Crude prices have fallen by more than $6 per barrel after Hurricane Gustav proved to be less devastating than feared. Initial checks on U.S. energy installations in the Gulf of Mexico showed little damage, and the Louisiana Offshore Oil Port, our only deepwater port, was expected to resume operations within the next couple of days.

 

Companies closed 14 refineries and shut in all of the 1.3 million barrels per day of oil production in the Gulf at the peak of the storm's impact Monday. However, by Wednesday two refineries had restarted and some offshore production was trickling back online.

 

More storms were brewing in the Atlantic, but so far were not threatening the U.S. Gulf of Mexico. Tropical Storm Hanna could strike the East Coast, while Hurricane Ike continued westward across the Atlantic and was projected to be in the vicinity of the Bahamas by Sunday.

 

Any disruption caused by Gustav will not be fully reflected in U.S. inventory data until next week. The latest set of data will be released Thursday, a day later than usual because the Labor Day holiday.

 

Ospraie Management To Close Flagship Fund

 

Ospraie Management plans to close its flagship fund after taking a  27 percent loss in the fund during August as its investments in energy, mining and natural resources tumbled. It is one of the largest ever closures of a commodities-focused hedge fund.

 

The closure could be more bad news for Lehman Brothers, which took a 20 percent stake in the hedge fund manager in 2005. The closure could have also have played a role in bringing down the markets on Tuesday. Shares of Lehman Bros were down more than 3 percent in after-hours trading.

 

As of the beginning of August, the flagship fund, Ospraie Fund Ltd, had $2.8 billion invested.
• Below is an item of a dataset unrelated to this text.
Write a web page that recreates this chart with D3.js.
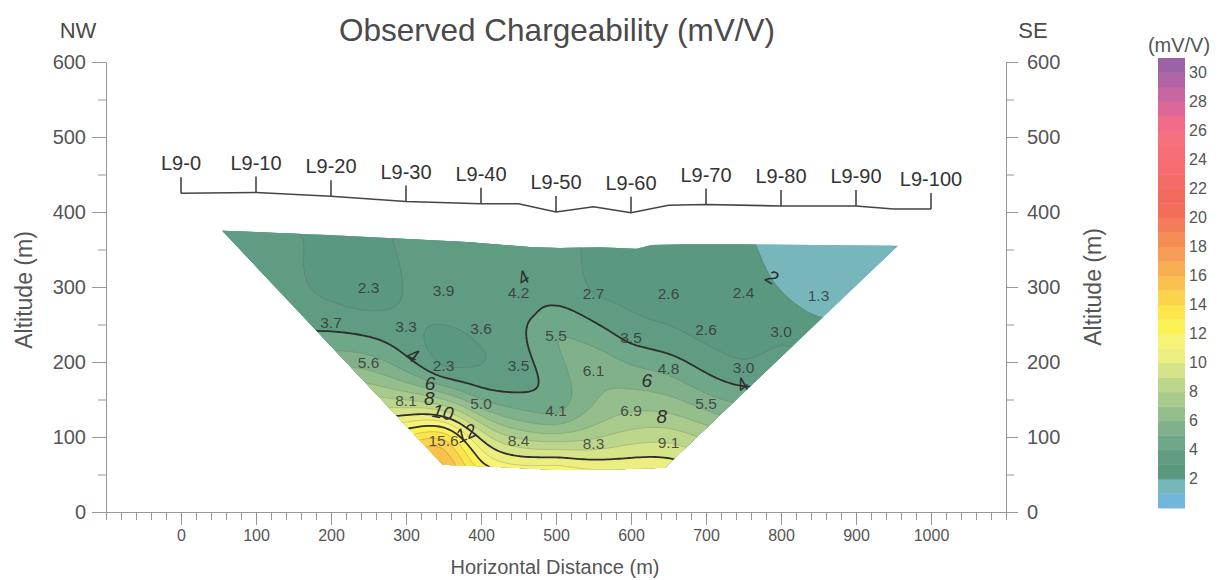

Ospraie Management still manages $4 billion in other investment funds, including a special opportunities fund, the source said. That fund bought the commodity trading and merchandising operations of ConAgra Foods Inc earlier this year.

 

Ospraie Management said it planned to distribute 40 percent of Ospraie Fund's assets to investors by September 30 and an additional 40 percent by the year-end. The remaining 20 percent of the fund's assets are mostly illiquid and could take up to three years to give back to investors.

 

Based on a Securities and Exchange Commission filing, Ospraie Management held shares in companies including Alcoa Inc and Arch Coal. It was not immediately clear which fund held what stocks.

 

Ospraie owns major stakes in several Australian resources companies, mostly held through Ospraie Portfolio Ltd, in which Ospraie Fund is a main shareholder. Ospraie Portfolio owns about 16 percent of Australian plantations group Great Southern Ltd and 19.5 percent of Consolidated Rutile Ltd.

 

Ospraie Fund had an 11.8 percent stake in Iluka Resources Ltd but that was sold to below 5 percent last week, according to a substantial shareholder notice to the Australian securities exchange. "They've reduced, if not exited, their holdings," said Iluka spokesman Robert Porter.

 

Ospraie also owns at least 5 percent in Australian resources and mining services companies Emeco Holdings Ltd and Mineral Deposits Ltd.

 

This marks the second time in two years that Ospraie Management, which has been a major player in commodities markets, has run into problems. In early 2006 soured bets on copper left the fund down roughly 20 percent before it pared most of those losses by year's end.

 

Ospraie Management is the latest in a number of hedge funds to have run into trouble in the $2 trillion hedge fund industry this year. Last month, Dan Benton said he will shut down his $2 billion Andor Capital.